There is historical evidence to suggest humans used to sleep bi-phasically. We’d go to bed earlier, wake up for a period of time in the middle of the night and sleep a little later. The traditional siesta in Spanish cultures arose out of a need to rest in the afternoon to counter a later bedtime. But in the last 20 years Spain has realized that there’s no way it can remain a world economic power if no one holds meetings between noon and 4pm every day.
A Simple Solution
The modern demands of our society make this kind of rest nearly impossible. So what can the sleepless masses do?
Wolf-Meyer offers a simple prescription: “People should sleep when they’re sleepy and not sleep when they aren’t.”
Our biggest problem, he says, is that we think we need to be in bed at a certain time, and awake at a certain time.
“If you’re not sleepy at 10 o’clock, just don’t go to bed.

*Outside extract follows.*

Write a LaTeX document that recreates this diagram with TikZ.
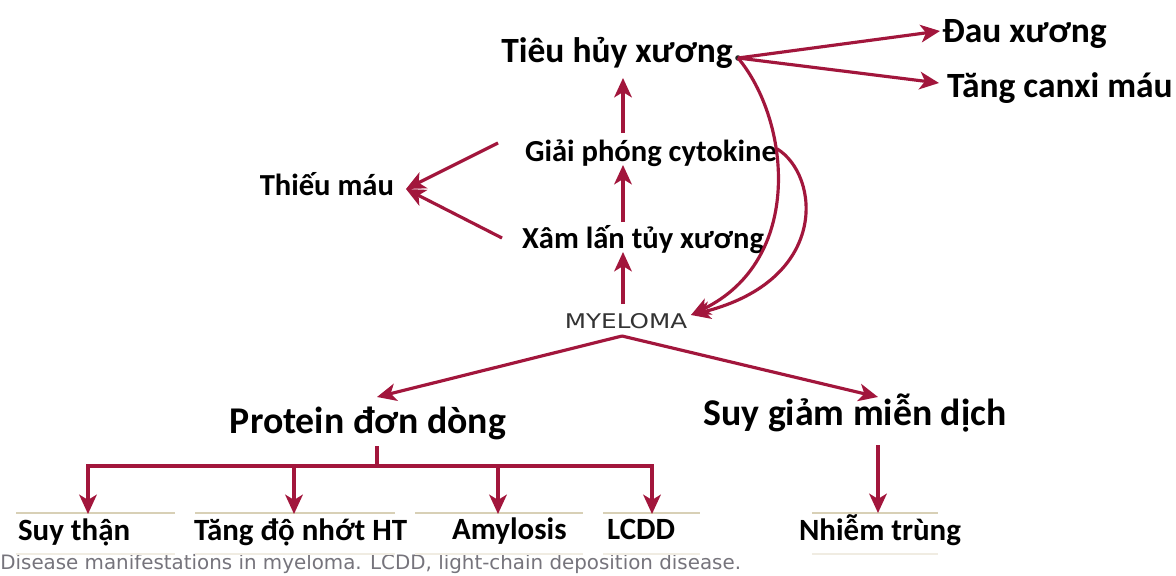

Even if it means you’ll get less sleep than you think you should, you’re better off staying out of bed than laying in bed and staring at the clock,” he says. “Part of that is behavioral: the more time you spend in bed not sleeping, the more sleep becomes this problem in your life. If it means you need to take a nap the next day or go to bed at 8 o’clock the next night, that’s fine.”
Most importantly, he suggests that we avoid using drugs, in whatever form, as a crutch: “Medicine draws the line between alternative orders and disorders. If you can live unproblematically with your sleep schedule, whatever that is, and you’re doing no harm to yourself or those around you, then it’s not very disorderly.”
But sleep disorders, of course, are very real.
“If in order to maintain your sleep schedule, you’re consuming 12 cans of Mountain Dew a day, or taking trucker speed, and then you have to take Ambien to go to sleep at night, there’s clearly something wrong there,” he says.
Science still isn’t sure why humans—or any organisms, in fact—need sleep. But a more conscious understanding of why we sleep the way we do might make our periods of unconsciousness more restful.